LENOX — When Shakespeare & Company tackles a work by its namesake playwright, the result is often a satisfying blend of reverence and irreverence.
The cast’s delivery of the verse is usually characterized by a well-spoken clarity, even an expressive beauty, that gives full weight to the meaning of the words they’re reciting and the unrivaled genius of the man who wrote them.
With regard to the staging, though, this adventurous troupe doesn’t hesitate to have, and deliver, a bit of fun, cheerfully yanking Shakespeare’s plays into different eras, styles, and social contexts.
LOVE’S LABOUR’S LOST
That tradition continues with Lisa Wolpe’s bouncy, free-spirited production of “Love’s Labour’s Lost,’’ at the Tina Packer Playhouse through Sept. 1.
In this version of the Bard’s early comedy, set by Wolpe in the postwar 1940s, romantic mayhem is punctuated by banjo-playing, finger-snapping, and the singing of ’40s tunes like “You Always Hurt the One You Love.’’ There’s an uproarious dance sequence by a quartet of faux Russians that inevitably evokes the Marx Brothers. (Yes, I know Groucho and the boys did their best work in the 1930s, but still.)
Behind those fake beards and under those fur hats are the king of Navarre (Jason Asprey) and three noblemen, played by Mark Bedard, David Joseph, and Andy Talen.
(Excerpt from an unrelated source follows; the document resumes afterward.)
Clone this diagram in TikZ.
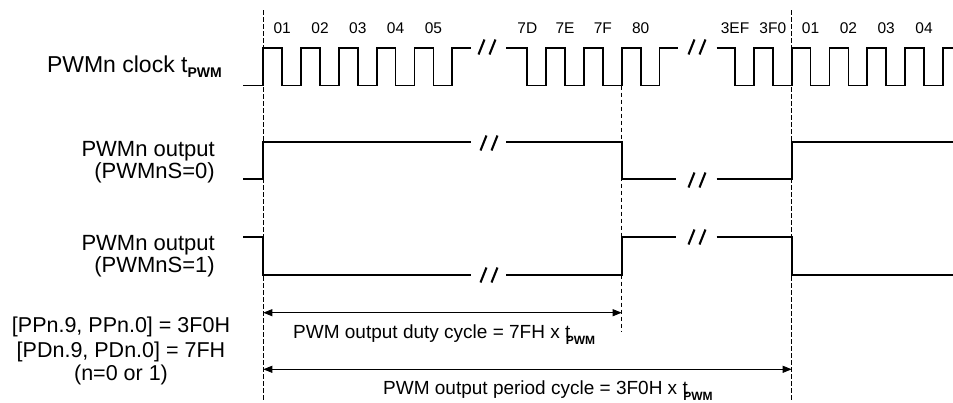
\documentclass[tikz,border=0pt]{standalone}
\usepackage{fontspec}
\setmainfont{Liberation Sans}
\usetikzlibrary{arrows.meta}
\tikzset{
  wave/.style={line width=1.7pt, line join=miter},
  guide/.style={line width=0.8pt, dash pattern=on 4.5pt off 2.5pt},
  dimarrow/.style={line width=0.9pt, {Triangle[length=9pt,width=7pt]}-{Triangle[length=9pt,width=7pt]}},
  lbl/.style={inner sep=0pt, font=\fontsize{22}{24}\selectfont},
  clk/.style={inner sep=0pt, anchor=base, font=\fontsize{15.5}{17}\selectfont},
  dim/.style={inner sep=0pt, anchor=base west, font=\fontsize{19}{22}\selectfont},
  brkmark/.pic={\draw[line width=2.1pt] (-8.5,7.5) -- (-2.5,-7.5) (2.5,7.5) -- (8.5,-7.5);}
}
\begin{document}
\begin{tikzpicture}[x=1pt,y=-1pt]
\useasboundingbox (0,0) rectangle (953,402);
% guide lines
\coordinate (g1t) at (263.3,10);
\coordinate (g1b) at (263.3,402);
\coordinate (g2t) at (621.7,85.5);
\coordinate (g2b) at (621.7,331.5);
\coordinate (g3t) at (791.7,10);
\coordinate (g3b) at (791.7,402);
\draw[guide] (g1t) -- (g1b);
\draw[guide] (g2t) -- (g2b);
\draw[guide] (g3t) -- (g3b);
% clock
\draw[wave] (243,85.5) -- (263.3,85.5)
  \foreach \i in {0,...,4} { -- ({263.3+37.8*\i},48) -- ({282.2+37.8*\i},48) -- ({282.2+37.8*\i},85.5) -- ({301.1+37.8*\i},85.5) -- ({301.1+37.8*\i},48) } -- (471,48);
\draw[wave] (506,48)
  \foreach \k in {0,...,3} { -- ({527.3+37.8*\k},48) -- ({527.3+37.8*\k},85.5) -- ({546.2+37.8*\k},85.5) -- ({546.2+37.8*\k},48) } -- (678,48);
\draw[wave] (716.7,48)
  \foreach \k in {0,...,5} { -- ({735+37.8*\k},48) -- ({735+37.8*\k},85.5) -- ({753.9+37.8*\k},85.5) -- ({753.9+37.8*\k},48) } -- (953,48);
% output S=0
\draw[wave] (243,179.3) -- (263.3,179.3) -- (263.3,142.3) -- (471,142.3);
\draw[wave] (506,142.3) -- (621.7,142.3) -- (621.7,179.3) -- (676,179.3);
\draw[wave] (716.7,179.3) -- (791.7,179.3) -- (791.7,142.3) -- (953,142.3);
% output S=1
\draw[wave] (243,237.3) -- (263.3,237.3) -- (263.3,275) -- (471,275);
\draw[wave] (506,275) -- (621.7,275) -- (621.7,237.3) -- (676,237.3);
\draw[wave] (716.7,237.3) -- (791.7,237.3) -- (791.7,275) -- (953,275);
% break marks
\pic at (487,47) {brkmark};
\pic at (697,47) {brkmark};
\pic at (489,143) {brkmark};
\pic at (697,180) {brkmark};
\pic at (697,237) {brkmark};
\pic at (489,275) {brkmark};
% clock labels
\node[clk] (c01a) at (282.2,33.3) {01};
\node[clk] (c02a) at (320,33.3) {02};
\node[clk] (c03a) at (357.8,33.3) {03};
\node[clk] (c04a) at (395.6,33.3) {04};
\node[clk] (c05a) at (433.4,33.3) {05};
\node[clk] (c7D) at (527.3,33.3) {7D};
\node[clk] (c7E) at (565.1,33.3) {7E};
\node[clk] (c7F) at (602.9,33.3) {7F};
\node[clk] (c80) at (640.7,33.3) {80};
\node[clk] (c3EF) at (735,33.3) {3EF};
\node[clk] (c3F0) at (772.8,33.3) {3F0};
\node[clk] (c01b) at (810.6,33.3) {01};
\node[clk] (c02b) at (848.4,33.3) {02};
\node[clk] (c03b) at (886.2,33.3) {03};
\node[clk] (c04b) at (924,33.3) {04};
% left labels
\node[lbl, anchor=base east, font=\fontsize{23}{25}\selectfont] (lclk) at (222,72.7) {PWMn clock t\raisebox{-5pt}{\fontsize{14}{14}\selectfont\bfseries PWM}};
\node[lbl, anchor=base east] (lo0a) at (215,156.7) {PWMn output};
\node[lbl, anchor=base east] (lo0b) at (215,178.3) {(PWMnS=0)};
\node[lbl, anchor=base east] (lo1a) at (215,250.7) {PWMn output};
\node[lbl, anchor=base east] (lo1b) at (215,272.7) {(PWMnS=1)};
\node[lbl, anchor=base, font=\fontsize{21.5}{24}\selectfont] (lpp) at (121,332.5) {[PPn.9, PPn.0] = 3F0H};
\node[lbl, anchor=base, font=\fontsize{21.5}{24}\selectfont] (lpd) at (121,357) {[PDn.9, PDn.0] = 7FH};
\node[lbl, anchor=base, font=\fontsize{21.5}{24}\selectfont] (ln) at (121,380.5) {(n=0 or 1)};
% dimension arrows
\coordinate (d0) at (263.3,312.7);
\coordinate (d1) at (621.7,312.7);
\coordinate (p0) at (263.3,369.3);
\coordinate (p1) at (791.7,369.3);
\draw[dimarrow] (d0) -- (d1);
\draw[dimarrow] (p0) -- (p1);
\node[dim] (tduty) at (293,338) {PWM output duty cycle = 7FH x t\kern-4.5pt\raisebox{-6pt}{\fontsize{12}{12}\selectfont\bfseries PWM}};
\node[dim] (tper) at (383,394) {PWM output period cycle = 3F0H x t\kern-4.5pt\raisebox{-6pt}{\fontsize{12}{12}\selectfont\bfseries PWM}};
\end{tikzpicture}
\end{document}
Their masquerade is one amusing twist in a labyrinthine story line that began with a solemn pledge by all four of them to abjure the company of women for three years and devote themselves to brow-furrowing study and the thinking of Great Thoughts. Junghyun Georgia Lee’s library-like, two-tiered set inside the Tina Packer Playhouse underscores their determination: A pair of massive bookshelves dominate the second level while, on the first level, somber oil portraits gaze out at us from dark wood panels.
That no-women-allowed edict starts to seem like a really bad idea once they get a gander at the lovely Princess of France (Brooke Parks), arriving in the kingdom with three equally comely ladies of the royal court — portrayed by Nafeesa Monroe, Kelly Galvin, and Kate Abbruzzese — whom the princess has brought with her.
As that noted Shakespearean Homer Simpson might say: “D’oh!’’ Time to look for loopholes. So each of the men sets about finding a way to woo the lady of his choice. Complications and misdirected missives and mask-wearing and general misunderstandings ensue, wrapped around a couple of subplots that feature broadly comic characters pursuing their own missions of the heart. As with “A Midsummer Night’s Dream’’ and “Hamlet,’’ they are eventually called upon to perform a play-within-the-play.
If Wolpe’s production is loaded with sight gags and mugging by her fine cast, and it is, it’s probably designed to compensate for the challengingly convoluted plot and abstruse, all-over-the-map dialogue of “Love’s Labour’s Lost.’’ There’s a reason this play doesn’t get produced all that often.
Wolpe opts for no words at all in the first few dreamlike minutes of the production: an entrancing slow-motion scene of swordplay between a woman in a red dress and a trio of opponents. (The movement/dance choreographer is Susan Dibble.) Enacted before a man twitching restlessly in a chair, who turns out to be the king, the battle is a prelude to the verbal fencing to come — and to the fact that the women will prove more than a match for the men.
A standout among those combatants is Bedard’s very funny Berowne, vain and narcissistic but lovestruck nonetheless, and forever trying to enlist audience support for his furtive schemes. The audience enjoyed hissing Berowne at the performance I attended, which only seemed to encourage him. As his heart’s desire, Rosaline, Monroe cuts a stylish and witty figure. (Kudos to costume designer Govane Lohbauer for the ’40s-style dresses and hats, in an array of violet, pink, and light green.)
Vivid performances are also turned in by Paula Langton as Holofernes, a pedantic and windy schoolmaster whose attire evokes Cyndi Lauper during her glad-rags phase; Edgar Landa as Don Armado, a foppish traveler from Spain who fancies himself a swashbuckler; Michael F. Toomey as Costard, a clownish figure in a yellow-checked suit and muttonchops; and Ryan Winkles as a stolid, mustached constable who does his darndest to live up to his name, Dull. The production he’s in is anything but.